Habit 2: A primary function of my position is to be the big-picture person. Always examining if our current systems and focus is taking us toward our long-term goals. One of our larger long-term goals that has many moving parts involves staff training. I spent five years in graduate level studies learning how to properly conduct research and recognize good research so I can write excellent training curriculum for my staff. Excellent curriculum in my industry can be difficult to find, and I’m a nerd who loves to write. My board fully supports me focusing on studying and writing, but to do this I need undisturbed time or I lose thoughts that will never come back to me. This need results in my shutting my door and “locking myself in” for sometimes hours at a time. But I also have many things on my plate that can be unpredictable, so my schedule is different every day and I have not had a dedicated time for my study, it happens when I can get to it. As a whole, this is not a bad habit, so long as my door is open and I am available to my staff more than I am locked away. But recently I haven‘t had a dedicated time for this and sometimes when I am trying to focus and study they feel they need me and don’t respect the concept of the shut door. I don’t want to get upset with my staff for interrupting what I consider to be a very important piece of my day, so I am going to re-work my schedule so that there is a dedicated time of day and everyone knows when it is when I am simply not available even though I am in my office. Since I am adjusting my running schedule so I am in the office early in the day, that will be my time. First thing in the morning after I have checked in with my staff and they are headed about their own day, I can shut myself away and have a protected time without making the staff feel that I don’t want to talk to them because they interrupted me.

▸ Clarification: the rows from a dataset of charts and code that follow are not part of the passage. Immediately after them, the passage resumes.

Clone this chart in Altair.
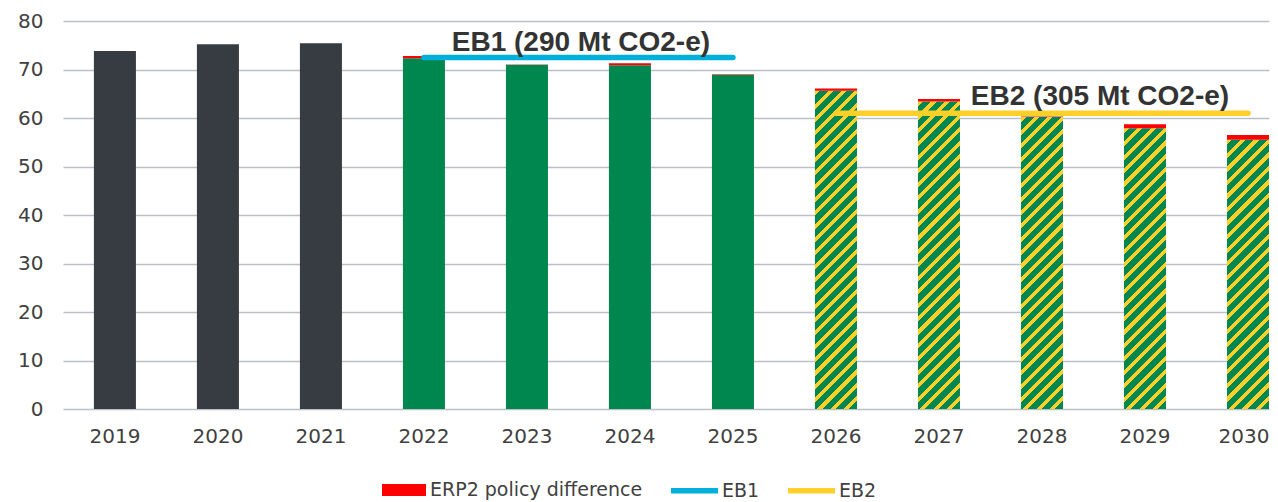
import altair as alt
import pandas as pd

# ---------------- data ----------------
years = ["2019", "2020", "2021", "2022", "2023", "2024", "2025",
         "2026", "2027", "2028", "2029", "2030"]
base_values = [73.8, 75.2, 75.4, 72.3, 71.0, 70.9, 68.9,
               65.6, 63.4, 60.2, 57.9, 55.5]
policy_diff = [0.0, 0.0, 0.0, 0.5, 0.05, 0.4, 0.1,
               0.5, 0.5, 0.1, 0.8, 1.0]
periods = ["Historical"] * 3 + ["EB1"] * 4 + ["EB2"] * 5

eb_names = ["EB1", "EB2"]
eb_levels = [72.5, 61.0]
eb_first_year = ["2022", "2026"]
eb_last_year = ["2025", "2030"]
eb_labels = ["EB1 (290 Mt CO2-e)", "EB2 (305 Mt CO2-e)"]
eb_label_year = ["2023", "2028"]
diff_label = "ERP2 policy difference"

# ---------------- styles / layout ----------------
DARK = "#373b42"
GREEN = "#00864f"
YELLOW = "#ffd02a"
RED = "#ff0000"
BLUE = "#00b0da"
GRID = "#bcc0c6"
TEXT = "#404040"

PLOT_W = 1206
PLOT_H = 388
Y_MAX = 80
PAD_INNER = 0.592
PAD_OUTER = 0.15
step = PLOT_W / (len(years) - PAD_INNER + 2 * PAD_OUTER)
bar_w = step * (1 - PAD_INNER)
label_dx = [54, 58]
label_dy = [-6, -8]

df = pd.DataFrame({
    "year": years,
    "base": base_values,
    "diff": policy_diff,
    "period": periods,
})
df["top"] = df["base"] + df["diff"]
df["legend"] = diff_label

rows = []
for n, lvl, y0, y1 in zip(eb_names, eb_levels, eb_first_year, eb_last_year):
    rows.append({"series": n, "year": y0, "value": lvl})
    rows.append({"series": n, "year": y1, "value": lvl})
lines_df = pd.DataFrame(rows)

labels_df = pd.DataFrame({"label": eb_labels, "year": eb_label_year, "value": eb_levels})

x_enc = alt.X("year:N", sort=years, title=None,
              scale=alt.Scale(paddingInner=PAD_INNER, paddingOuter=PAD_OUTER, align=1),
              axis=alt.Axis(labelAngle=0, domain=False, ticks=False, labelPadding=17,
                            grid=False,
                            labelOffset={"condition": {"test": "datum.value == '%s'" % years[-1],
                                                       "value": -4},
                                         "value": 0}))
y_scale = alt.Scale(domain=[0, Y_MAX], nice=False)
y_axis = alt.Axis(values=list(range(0, 81, 10)), domain=False, ticks=False,
                  labelPadding=20, grid=True, gridColor=GRID, gridWidth=1.6)


def hatch(value):
    h = value * PLOT_H / Y_MAX
    w = bar_w
    r = w / h
    b = (1 + r) / (1 + r * r)
    a = b * r
    n = max(1, round((w + h) / 13.5))
    stops = []
    for k in range(n):
        o0 = k / n
        o1 = (k + 0.38) / n
        o2 = (k + 1) / n
        stops += [
            alt.GradientStop(offset=o0, color=YELLOW),
            alt.GradientStop(offset=o1, color=YELLOW),
            alt.GradientStop(offset=o1, color=GREEN),
            alt.GradientStop(offset=o2, color=GREEN),
        ]
    return alt.LinearGradient(gradient="linear", stops=stops, x1=0, y1=0, x2=a, y2=b)


base = alt.Chart(df)

hist_bars = base.transform_filter(alt.datum.period == "Historical").mark_bar(color=DARK).encode(
    x=x_enc,
    y=alt.Y("base:Q", scale=y_scale, axis=y_axis, title=None),
)
eb1_bars = base.transform_filter(alt.datum.period == "EB1").mark_bar(color=GREEN).encode(
    x=x_enc, y=alt.Y("base:Q", scale=y_scale)
)
hatch_layers = []
for yr, v, p in zip(years, base_values, periods):
    if p == "EB2":
        hatch_layers.append(
            base.transform_filter(alt.datum.year == yr).mark_bar(color=hatch(v)).encode(
                x=x_enc, y=alt.Y("base:Q", scale=y_scale)
            )
        )

red_bars = base.transform_filter(alt.datum.diff > 0).mark_bar().encode(
    x=x_enc,
    y=alt.Y("base:Q", scale=y_scale),
    y2="top:Q",
    color=alt.Color("legend:N",
                    scale=alt.Scale(domain=[diff_label], range=[RED]),
                    legend=alt.Legend(title=None, orient="none", legendX=319, legendY=447,
                                      symbolType="M-1,-0.27H1V0.27H-1Z", symbolSize=1936,
                                      symbolStrokeWidth=0, labelOffset=4, padding=0,
                                      labelLimit=0,
                                      labelFont="DejaVu Sans", labelFontSize=19,
                                      labelColor=TEXT)),
)

eb_lines = alt.Chart(lines_df).mark_line(strokeWidth=5.5, strokeCap="round").encode(
    x=x_enc,
    y=alt.Y("value:Q", scale=y_scale),
    stroke=alt.Stroke("series:N",
                      scale=alt.Scale(domain=eb_names, range=[BLUE, YELLOW]),
                      legend=alt.Legend(title=None, orient="none", direction="horizontal",
                                        legendX=605, legendY=443, symbolType="stroke",
                                        symbolSize=2209, symbolStrokeWidth=5.5,
                                        labelOffset=1, columnPadding=17, padding=0,
                                        labelLimit=0,
                                        labelFont="DejaVu Sans", labelFontSize=19,
                                        labelColor=TEXT)),
)

text_layers = []
for lbl, dx, dy in zip(eb_labels, label_dx, label_dy):
    text_layers.append(
        alt.Chart(labels_df).transform_filter(alt.datum.label == lbl).mark_text(
            font="Liberation Sans", fontWeight="bold", fontSize=28, color="#333333",
            align="center", baseline="alphabetic", dx=dx, dy=dy
        ).encode(x=x_enc, y=alt.Y("value:Q", scale=y_scale), text="label:N")
    )

chart = alt.layer(
    hist_bars, eb1_bars, *hatch_layers, red_bars, eb_lines, *text_layers
).properties(
    width=PLOT_W,
    height=PLOT_H,
    autosize=alt.AutoSizeParams(type="none"),
    padding={"left": 55, "top": 13, "right": 1, "bottom": 93},
).configure_view(stroke=None).configure_axis(
    labelFont="DejaVu Sans", labelFontSize=20, labelColor=TEXT
)

chart.save("out.html", embed_options={"renderer": "svg", "actions": False})
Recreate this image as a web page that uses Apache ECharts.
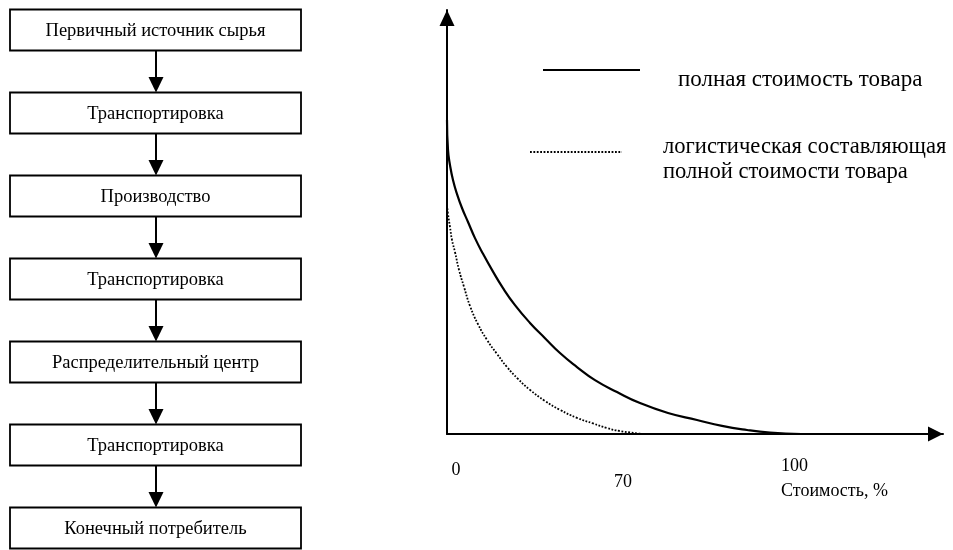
<!DOCTYPE html>
<html><head><meta charset="utf-8">
<script src="https://cdn.jsdelivr.net/npm/echarts@6/dist/echarts.min.js"></script>
<style>html,body{margin:0;padding:0;background:#fff}#c{width:953px;height:550px}</style>
</head><body><div id="c"></div>
<script>
// ---- data ----
const flowSteps = ['Первичный источник сырья', 'Транспортировка', 'Производство', 'Транспортировка', 'Распределительный центр', 'Транспортировка', 'Конечный потребитель'];
const fullCostX = [0, 0.28, 0.85, 1.69, 2.82, 4.23, 5.93, 7.9, 10.16, 12.7, 15.81, 19.19, 23.43, 27.66, 31.89, 36.69, 41.77, 47.98, 54.47, 62.38, 70.56, 77.62, 84.67, 91.17, 100];
const fullCostY = [74.1, 67.0, 63.4, 59.9, 56.6, 53.3, 50.0, 46.2, 42.5, 38.7, 34.4, 30.4, 26.2, 22.6, 19.1, 15.8, 12.7, 9.9, 7.3, 4.95, 3.3, 1.9, 0.94, 0.35, 0];
const logisticsX = [0, 0.28, 0.85, 1.41, 2.26, 3.39, 4.8, 6.49, 8.75, 11.29, 14.11, 16.93, 20.04, 23.43, 27.66, 31.89, 36.69, 41.21, 45.16, 48.83, 55.32];
const logisticsY = [54.0, 51.9, 48.8, 45.75, 42.9, 38.7, 34.7, 30.2, 25.9, 22.2, 18.9, 15.8, 13.0, 10.4, 7.8, 5.7, 3.8, 2.5, 1.4, 0.7, 0];
const xTickLabels = ['0', '70', '100'];
const xAxisTitle = 'Стоимость, %';
const seriesNames = ['полная стоимость товара', 'логистическая составляющая\nполной стоимости товара'];

const SERIF = '"Liberation Serif", "Times New Roman", serif';
const chart = echarts.init(document.getElementById('c'));

function txt(x, y, s, size, align, valign, extra) {
  return {
    type: 'text', x: x, y: y,
    style: Object.assign({ text: s, fill: '#000', font: size + 'px ' + SERIF,
      align: align, textAlign: align, verticalAlign: valign, textVerticalAlign: valign }, extra || {})
  };
}

const els = [];
// flowchart
const BX = 10, BY = 9.5, BW = 291, BH = 41, PITCH = 83, CX = 156;
flowSteps.forEach(function (s, i) {
  const top = BY + i * PITCH;
  els.push({ type: 'rect', shape: { x: BX, y: top, width: BW, height: BH }, style: { fill: '#fff', stroke: '#000', lineWidth: 1.8 } });
  els.push(txt(BX + BW / 2, top + BH / 2 + 1, s, 18.5, 'center', 'middle'));
  if (i < flowSteps.length - 1) {
    const y1 = top + BH, y2 = top + PITCH;
    els.push({ type: 'line', shape: { x1: CX, y1: y1, x2: CX, y2: y2 - 14 }, style: { stroke: '#000', lineWidth: 2 } });
    els.push({ type: 'polygon', shape: { points: [[CX - 7.5, y2 - 15.5], [CX + 7.5, y2 - 15.5], [CX, y2]] }, style: { fill: '#000' } });
  }
});
// legend
els.push({ type: 'line', shape: { x1: 543, y1: 70, x2: 640, y2: 70 }, style: { stroke: '#000', lineWidth: 2 } });
els.push({ type: 'line', shape: { x1: 530, y1: 152, x2: 622, y2: 152 }, style: { stroke: '#000', lineWidth: 1.8, lineDash: [1.8, 1.6] } });
els.push(txt(678, 80, seriesNames[0], 23, 'left', 'middle'));
els.push(txt(663, 160, seriesNames[1], 22.6, 'left', 'middle', { lineHeight: 25 }));
// axis labels
els.push(txt(456, 470, xTickLabels[0], 18, 'center', 'middle'));
els.push(txt(623, 482, xTickLabels[1], 18, 'center', 'middle'));
els.push(txt(781, 466, xTickLabels[2], 18, 'left', 'middle'));
els.push(txt(781, 491, xAxisTitle, 18, 'left', 'middle'));

chart.setOption({
  animation: false,
  backgroundColor: '#fff',
  grid: { left: 447, top: 10, right: 10, bottom: 116, containLabel: false },
  xAxis: {
    type: 'value', min: 0, max: 140,
    axisLine: { lineStyle: { color: '#000', width: 2 }, symbol: ['none', 'triangle'], symbolSize: [15, 15], symbolOffset: [0, -7.5] },
    axisTick: { show: false }, axisLabel: { show: false }, splitLine: { show: false }
  },
  yAxis: {
    type: 'value', min: 0, max: 100,
    axisLine: { show: true, lineStyle: { color: '#000', width: 2 }, symbol: ['none', 'triangle'], symbolSize: [15, 16], symbolOffset: [0, -8] },
    axisTick: { show: false }, axisLabel: { show: false }, splitLine: { show: false }
  },
  series: [
    { name: seriesNames[0], type: 'line', smooth: 0.5, symbol: 'none', z: 3,
      lineStyle: { color: '#000', width: 2.2 },
      data: fullCostX.map(function (x, i) { return [x, fullCostY[i]]; }) },
    { name: seriesNames[1], type: 'line', smooth: 0.5, symbol: 'none', z: 3,
      lineStyle: { color: '#000', width: 1.8, type: [1.8, 1.6] },
      data: logisticsX.map(function (x, i) { return [x, logisticsY[i]]; }) }
  ],
  graphic: { elements: els }
});
</script></body></html>
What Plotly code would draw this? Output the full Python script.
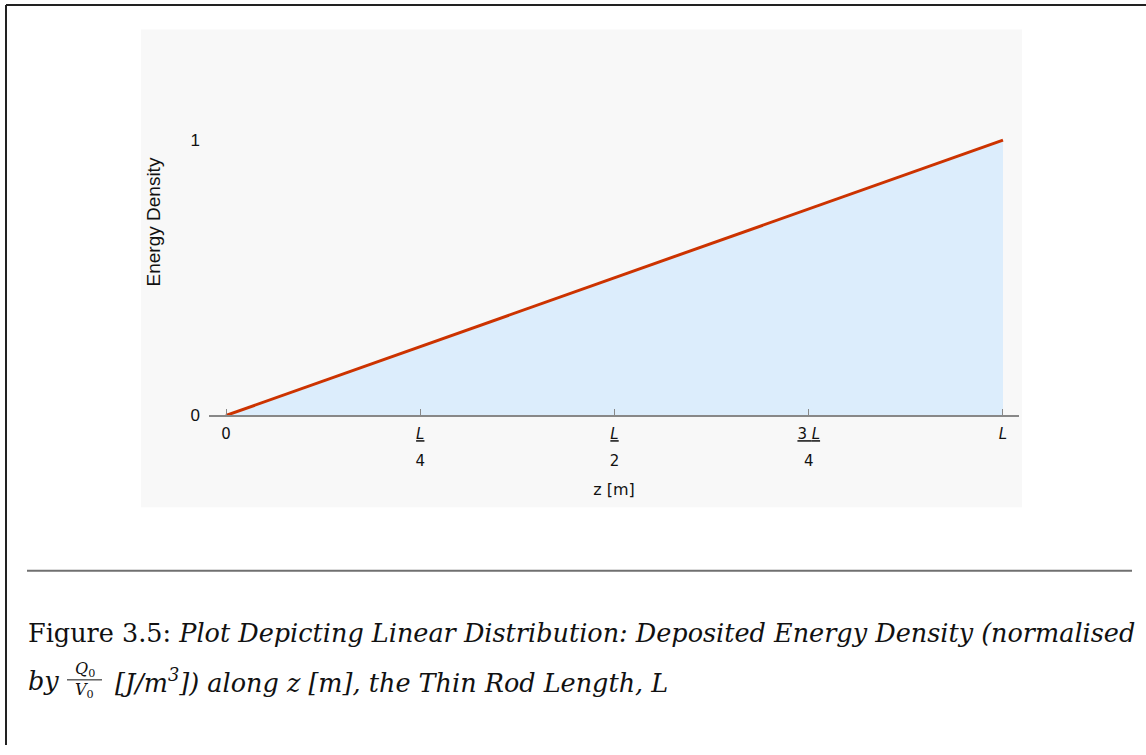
import plotly.graph_objects as go

# Rod position (fraction of L) and normalised deposited energy density
z_pos = [0.0, 0.25, 0.5, 0.75, 1.0]
energy_density = [0.0, 0.25, 0.5, 0.75, 1.0]

# Tick labels for the z axis: numerators on one axis, denominators on another
x_tick_vals = [0.0, 0.25, 0.5, 0.75, 1.0]
x_tick_numer = ["0", "<u><i>L</i></u>", "<u><i>L</i></u>", "<u>3 <i>L</i></u>", "<i>L</i>"]
x_tick_denom = ["", "4", "2", "4", ""]
y_tick_vals = [0, 1]
y_tick_text = ["0", "1"]

W, H = 1146, 755


def px(x):
    return x / W


def py(y):
    return 1 - y / H


fig = go.Figure()

fig.add_trace(go.Scatter(
    x=z_pos, y=energy_density, mode="lines",
    line=dict(color="#cc3300", width=3),
    fill="tozeroy", fillcolor="#dcedfc",
    hoverinfo="skip", showlegend=False,
))

# invisible trace to activate the denominator axis
fig.add_trace(go.Scatter(
    x=z_pos, y=energy_density, xaxis="x2", mode="lines",
    line=dict(width=0, color="rgba(0,0,0,0)"),
    hoverinfo="skip", showlegend=False,
))

x_range = [-0.0219, 1.0206]
x_dom = [px(209), px(1019)]
y_dom = [py(421), py(29)]

fig.update_layout(
    width=W, height=H,
    margin=dict(l=0, r=0, t=0, b=0),
    paper_bgcolor="white",
    plot_bgcolor="rgba(0,0,0,0)",
    xaxis=dict(
        domain=x_dom, range=x_range, anchor="y",
        tickmode="array", tickvals=x_tick_vals, ticktext=x_tick_numer,
        ticks="inside", ticklen=7, tickcolor="#888", tickwidth=1,
        showline=True, linecolor="#888", linewidth=1.5,
        showgrid=False, zeroline=False,
        tickfont=dict(family="DejaVu Sans", size=15, color="#111"),
        ticklabelstandoff=4,
        title=dict(text="z [m]", font=dict(family="DejaVu Sans", size=16, color="#111"), standoff=42),
    ),
    xaxis2=dict(
        domain=x_dom, range=x_range, overlaying="x", anchor="free", position=py(421), side="bottom",
        tickmode="array", tickvals=x_tick_vals, ticktext=x_tick_denom,
        ticks="", showline=False, showgrid=False, zeroline=False,
        tickfont=dict(family="DejaVu Sans", size=15, color="#111"),
        ticklabelstandoff=35,
    ),
    yaxis=dict(
        domain=y_dom, range=[0, 1.405],
        tickmode="array", tickvals=y_tick_vals, ticktext=y_tick_text,
        ticks="", showline=False, showgrid=False, zeroline=False,
        tickfont=dict(family="Liberation Sans", size=17, color="#111"),
        ticklabelstandoff=8,
        title=dict(text="Energy Density", font=dict(family="Liberation Sans", size=19, color="#111"), standoff=24),
    ),
)

shapes = [
    # light panel behind the chart
    dict(type="rect", xref="paper", yref="paper", x0=px(141), x1=px(1022), y0=py(514), y1=py(30),
         fillcolor="#f8f8f8", line=dict(width=0), layer="below"),
    # page frame
    dict(type="line", xref="paper", yref="paper", x0=px(6), x1=1, y0=py(5), y1=py(5),
         line=dict(color="#222", width=2)),
    dict(type="line", xref="paper", yref="paper", x0=px(6), x1=px(6), y0=py(5), y1=0,
         line=dict(color="#222", width=2)),
    # caption rule
    dict(type="line", xref="paper", yref="paper", x0=px(27), x1=px(1132), y0=py(578.5), y1=py(578.5),
         line=dict(color="#707070", width=2)),
    # fraction bar in the caption
    dict(type="line", xref="paper", yref="paper", x0=px(67), x1=px(102), y0=py(689), y1=py(689),
         line=dict(color="#111", width=1)),
]
fig.update_layout(shapes=shapes)

cap_font = dict(family="DejaVu Serif", size=25.5, color="#111")
small_font = dict(family="DejaVu Serif", size=16, color="#111")
annotations = [
    dict(text="Figure 3.5: <i>Plot Depicting Linear Distribution: Deposited Energy Density (normalised</i>",
         x=px(26), y=py(641), xanchor="left", yanchor="middle"),
    dict(text="<i>by</i>", x=px(26), y=py(690), xanchor="left", yanchor="middle"),
    dict(text="<i>[J/m<sup>3</sup>]) along z [m], the Thin Rod Length, L</i>",
         x=px(113), y=py(690), xanchor="left", yanchor="middle"),
]
annotations = [dict(a, xref="paper", yref="paper", showarrow=False, font=cap_font) for a in annotations]
annotations += [
    dict(text="<i>Q</i><sub>0</sub>", x=px(84.5), y=py(678), xref="paper", yref="paper",
         showarrow=False, font=small_font, xanchor="center", yanchor="middle"),
    dict(text="<i>V</i><sub>0</sub>", x=px(84.5), y=py(700), xref="paper", yref="paper",
         showarrow=False, font=small_font, xanchor="center", yanchor="middle"),
]
fig.update_layout(annotations=annotations)

fig.write_html("out.html")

Learning how to have productive work habits is a simple but often difficult process. Boss life doesn’t stop for us to learn new behaviors, so we have to learn as we also handle our day to day responsibilities. There are several books that have greatly helped me learn new habits that are truly effective for me and help me make the most of the day and have a system of habits that help me ward off ones that aren’t helpful and maintain ones that push me toward leadership excellence.
Reading Recommendations:
- Ordering Your Private World – Gordon MacDonald
- Focuses on making sure your private life is getting the same attention and organization as your public and professional life.
- Getting Things Done – David Allen
- Computer software called Omnifocus was created based on the concepts of this book. I personally have used it for many years and have found it exceedingly helpful for having a place to capture miscellaneous thoughts that can later be organized into projects and task lists. As a person who struggles to turn off my brain when I’m not at work, this has enabled me to have true mental downtime.
- 15 Secrets Successful People Know About Time Management – Kevin Kruse
- Filled with stories of productive individuals and how they apply time management principles to their lives. Gives a variety of ideas for habits to be more organized and productive.
- I Know How She Does It – Laura Vanderkam
- Teaches the importance of planning and tracking your time to show where you could improve and if you are spending the correct amount of time on the correct things. Discusses planning strategies for work, home, and self.